The outcome of the Citizens’ Assembly’s deliberations last Sunday surprised many people. No political commentator believes that most Irish people are about to vote for abortion on demand and abortion of disabled babies. Yet this is the legal regime that the assembly appears to favour. It proposes legalising abortion “on request (no restriction as to reasons)” and abortion where the child has a “significant foetal anomaly”.
Let us look at the first of these grounds. It is truly abortion on demand: the fate of the unborn child is no more secure if we use the sanitised language of the right to choose. If human rights are to have any meaning, one human being should not be entitled to choose to end the life of another, innocent and defenceless, human being. The idea that our law should authorise the taking of a child’s life with “no restriction as to reasons” is, frankly, abhorrent to any civilised society.
It is striking how rare it is to read a justification for “the right to choose”. Even the phrase itself is generally left incomplete. Yet, if we complete it, using non-emotive language, it is the right to take the life of another human being on the basis of the supremacy of choice. Our society has been founded on the value that no one has the right to choose to hurt, let alone kill, another innocent human being. The right to take the life of another, with “no restriction as to reasons”, needs explanation and justification.
Children with disabilities are entitled to the protection and support of all of us. A child with Down syndrome or spina bifida, it scarcely needs to be said, has a right to life, along with every other child.
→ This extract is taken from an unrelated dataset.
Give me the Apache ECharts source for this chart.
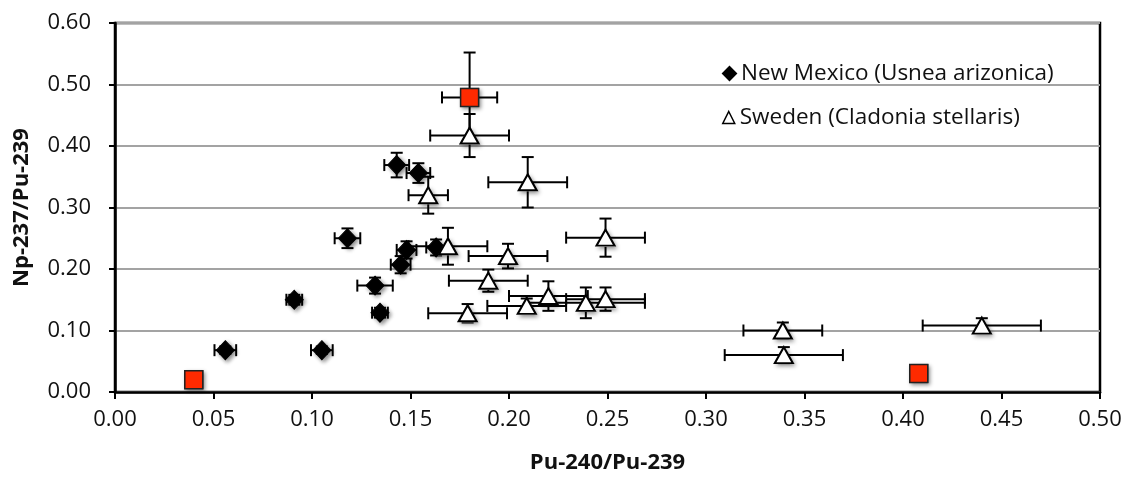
<!DOCTYPE html>
<html>
<head>
<meta charset="utf-8">
<script src="https://cdn.jsdelivr.net/npm/echarts@6/dist/echarts.min.js"></script>
<style>
  html, body { margin: 0; padding: 0; background: #fff; }
  #main { width: 1125px; height: 479px; }
</style>
</head>
<body>
<div id="main"></div>
<script>
"use strict";
// New Mexico (black diamonds)
let nmX = [0.056, 0.091, 0.105, 0.118, 0.132, 0.1345, 0.143, 0.145, 0.148, 0.154, 0.163];
let nmY = [0.068, 0.150, 0.068, 0.250, 0.173, 0.129, 0.369, 0.207, 0.231, 0.356, 0.235];
let nmXErr = [0.0055, 0.004, 0.0055, 0.0065, 0.009, 0.004, 0.0063, 0.005, 0.005, 0.006, 0.005];
let nmYErr = [0.006, 0.008, 0.006, 0.016, 0.013, 0.008, 0.02, 0.014, 0.014, 0.016, 0.013];

// Sweden (open triangles)
let swX = [0.180, 0.2095, 0.159, 0.249, 0.169, 0.1995, 0.1895, 0.179, 0.209, 0.220, 0.239, 0.249, 0.339, 0.3395, 0.440];
let swY = [0.417, 0.341, 0.320, 0.251, 0.237, 0.221, 0.181, 0.128, 0.140, 0.156, 0.145, 0.151, 0.100, 0.060, 0.108];
let swXErr = [0.02, 0.02, 0.01, 0.02, 0.02, 0.02, 0.02, 0.02, 0.02, 0.02, 0.03, 0.02, 0.02, 0.03, 0.03];
let swYErr = [0.035, 0.041, 0.03, 0.031, 0.03, 0.02, 0.018, 0.015, 0.012, 0.024, 0.025, 0.019, 0.013, 0.013, 0.012];

// red squares
let rsX = [0.040, 0.180, 0.408];
let rsY = [0.020, 0.479, 0.030];
let rsXErr = [0, 0.014, 0];
let rsYErr = [0, 0.073, 0];

let nmName = 'New Mexico (Usnea arizonica)';
let swName = 'Sweden (Cladonia stellaris)';

function pts(xs, ys) {
    let out = [];
    for (let i = 0; i < xs.length; i++) out.push([xs[i], ys[i]]);
    return out;
}
function errs(xs, ys, ex, ey) {
    let out = [];
    for (let i = 0; i < xs.length; i++) out.push([xs[i], ys[i], ex[i], ey[i]]);
    return out;
}

// error bars drawn through the axes' scales
function renderErr(params, api) {
    let x = api.value(0), y = api.value(1), ex = api.value(2), ey = api.value(3);
    let cap = 6;
    let st = { stroke: '#000', lineWidth: 2 };
    let kids = [];
    if (ex > 0) {
        let a = api.coord([x - ex, y]), b = api.coord([x + ex, y]);
        kids.push({ type: 'line', shape: { x1: a[0], y1: a[1], x2: b[0], y2: b[1] }, style: st });
        kids.push({ type: 'line', shape: { x1: a[0], y1: a[1] - cap, x2: a[0], y2: a[1] + cap }, style: st });
        kids.push({ type: 'line', shape: { x1: b[0], y1: b[1] - cap, x2: b[0], y2: b[1] + cap }, style: st });
    }
    if (ey > 0) {
        let a = api.coord([x, y - ey]), b = api.coord([x, y + ey]);
        kids.push({ type: 'line', shape: { x1: a[0], y1: a[1], x2: b[0], y2: b[1] }, style: st });
        kids.push({ type: 'line', shape: { x1: a[0] - cap, y1: a[1], x2: a[0] + cap, y2: a[1] }, style: st });
        kids.push({ type: 'line', shape: { x1: b[0] - cap, y1: b[1], x2: b[0] + cap, y2: b[1] }, style: st });
    }
    return { type: 'group', children: kids };
}

let shadow = { shadowBlur: 4, shadowOffsetX: 2, shadowOffsetY: 2, shadowColor: 'rgba(0,0,0,0.45)' };
let font = "'Open Sans', sans-serif";
let noShadow = { shadowBlur: 0, shadowOffsetX: 0, shadowOffsetY: 0 };

let myChart = echarts.init(document.getElementById('main'));
let option = {
    animation: false,
    textStyle: { fontFamily: font },
    grid: { left: 115, right: 25, top: 23, bottom: 84, show: true, borderColor: '#000', borderWidth: 2.5 },
    legend: [{
        data: [nmName], left: 722, top: 62, padding: 0, icon: 'diamond',
        itemWidth: 13, itemHeight: 13, itemGap: 5,
        itemStyle: noShadow,
        textStyle: { fontFamily: font, fontSize: 22.5, color: '#111' }
    }, {
        data: [swName], left: 722, top: 106, padding: 0, icon: 'triangle',
        itemWidth: 12, itemHeight: 12,
        itemStyle: Object.assign({ borderWidth: 1.5 }, noShadow),
        textStyle: { fontFamily: font, fontSize: 22.5, color: '#111' }
    }],
    xAxis: {
        type: 'value', min: 0, max: 0.5, interval: 0.05,
        name: 'Pu-240/Pu-239', nameLocation: 'middle', nameGap: 60,
        nameTextStyle: { fontFamily: font, fontSize: 22, fontWeight: 'bold', color: '#111' },
        axisLine: { lineStyle: { color: '#000', width: 2.5 } },
        axisTick: { show: true, length: 7, lineStyle: { color: '#000', width: 2 } },
        axisLabel: { fontSize: 22, color: '#111', margin: 17, formatter: v => v.toFixed(2) },
        splitLine: { show: false }
    },
    yAxis: {
        type: 'value', min: 0, max: 0.6, interval: 0.1,
        name: 'Np-237/Pu-239', nameLocation: 'middle', nameGap: 82,
        nameTextStyle: { fontFamily: font, fontSize: 22, fontWeight: 'bold', color: '#111' },
        axisLine: { show: true, lineStyle: { color: '#000', width: 2.5 } },
        axisTick: { show: true, length: 6, lineStyle: { color: '#000', width: 2 } },
        axisLabel: { fontSize: 22, color: '#111', margin: 24, formatter: v => v.toFixed(2) },
        splitLine: { show: true, lineStyle: { color: '#a3a3a3', width: 2 } }
    },
    series: [
        { type: 'custom', name: 'nmErr', renderItem: renderErr, data: errs(nmX, nmY, nmXErr, nmYErr), encode: { x: 0, y: 1 }, z: 1, silent: true },
        { type: 'custom', name: 'swErr', renderItem: renderErr, data: errs(swX, swY, swXErr, swYErr), encode: { x: 0, y: 1 }, z: 1, silent: true },
        { type: 'custom', name: 'rsErr', renderItem: renderErr, data: errs(rsX, rsY, rsXErr, rsYErr), encode: { x: 0, y: 1 }, z: 1, silent: true },
        {
            type: 'scatter', name: nmName, data: pts(nmX, nmY), symbol: 'diamond', symbolSize: [18, 19], z: 3,
            itemStyle: Object.assign({ color: '#000', borderColor: '#000', borderWidth: 1, opacity: 1 }, shadow)
        },
        // shadow layer under the open triangles
        {
            type: 'scatter', name: 'swShadow', data: pts(swX, swY), symbol: 'triangle', symbolSize: [20, 18], z: 4, silent: true,
            itemStyle: Object.assign({ color: '#fff', opacity: 1 }, shadow)
        },
        {
            type: 'scatter', name: swName, data: pts(swX, swY), symbol: 'triangle', symbolSize: [18, 16], z: 4,
            itemStyle: Object.assign({ color: '#fff', borderColor: '#000', borderWidth: 2, opacity: 1 }, noShadow)
        },
        {
            type: 'scatter', name: 'redShadow', data: pts(rsX, rsY), symbol: 'rect', symbolSize: 19, z: 5, silent: true,
            itemStyle: Object.assign({ color: '#222', opacity: 1 }, shadow)
        },
        {
            type: 'scatter', name: 'red', data: pts(rsX, rsY), symbol: 'rect', symbolSize: 18, z: 5,
            itemStyle: Object.assign({ color: '#ff2a00', borderColor: '#222', borderWidth: 1.5, opacity: 1 }, noShadow)
        }
    ]
};
myChart.setOption(option);
</script>
</body>
</html>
The United Nations Convention on the Rights of Persons with Disabilities provides in Article 10 that "States Parties reaffirm that every human being has the inherent right to life and shall take all necessary measures to ensure its effective enjoyment by persons with disabilities on an equal basis with others." Terminating the life of a disabled child because of the child's disability is not consistent with respect for the child's equal right to life.
Before it was established, the assembly was touted as representing a guide to politicians as to public opinion. It is now clear that it is useless in that regard. The Assembly’s recommendations, with all respect to its participants, are a ragbag of slogans, lacking any logical consistency or normative coherence. No sensible legislator would go near them.
The reasons why the assembly proved to be such a failure can be probed by future historians, sociologists and psychologists with special expertise in group dynamics. Even to lay observers, it was clear from the outset that the benefits of the Eighth Amendment were not likely to receive a particularly strong emphasis.
What is the best way forward? The first thing that we should do is examine the present position. We have in place a constitutional provision whose interpretation and application have probably not pleased anyone fully but which, subject to one significant aspect, have ensured that mothers and their children receive the best care and protection for their lives. The exception is the legislation in 2013, which was rightly criticised as not being evidence-based, as well as being likely to generate demands for further extensions, as the assembly proposals testify. If we dismantle the Eighth Amendment, whether by amendment or repeal, we are likely to finish up, far quicker than many would expect, with the kind of abortion regime that the assembly wishes for: one which takes away the human rights protection now afforded to children without discrimination.
Nevertheless, in spite of the difficulties caused by the 2013 legislation, the Amendment is continuing to save lives. There are countless children today who would have been aborted if we had abortion “with no restriction as to reasons”.
The truth of the matter is that the reason why those favouring legalised abortion advocate for repeal of the Eighth Amendment is that the Amendment has been a success, not a failure, in its goal. The task for politicians is to get behind the slogans and ask themselves important questions, going to the core of their vital role. Is our society’s responsibility to protect all of its human beings or only some of them? How can our maternity hospitals provide the best obstetric care for mothers and their children? How can we improve perinatal hospice facilities for the families of children with life-limiting conditions? More widely, but no less relevantly, how can our society improve its support for women and children through its social, housing and economic initiatives?
The assembly’s proposals are useless but some excellent legal analysis was provided by experts who contributed their insights to the proceedings. What emerges from the debacle is that this is a time for calm reflection, not resort to slogans. A mature society with an open mind – the essence of genuine liberalism – would appreciate that our present constitutional dispensation offers the most effective way to protect all of our members on principles that respect the human rights of everyone without discrimination.
William Binchy is a barrister and adjunct professor of law at Trinity College Dublin. He is also primary legal adviser to the Pro Life Campaign.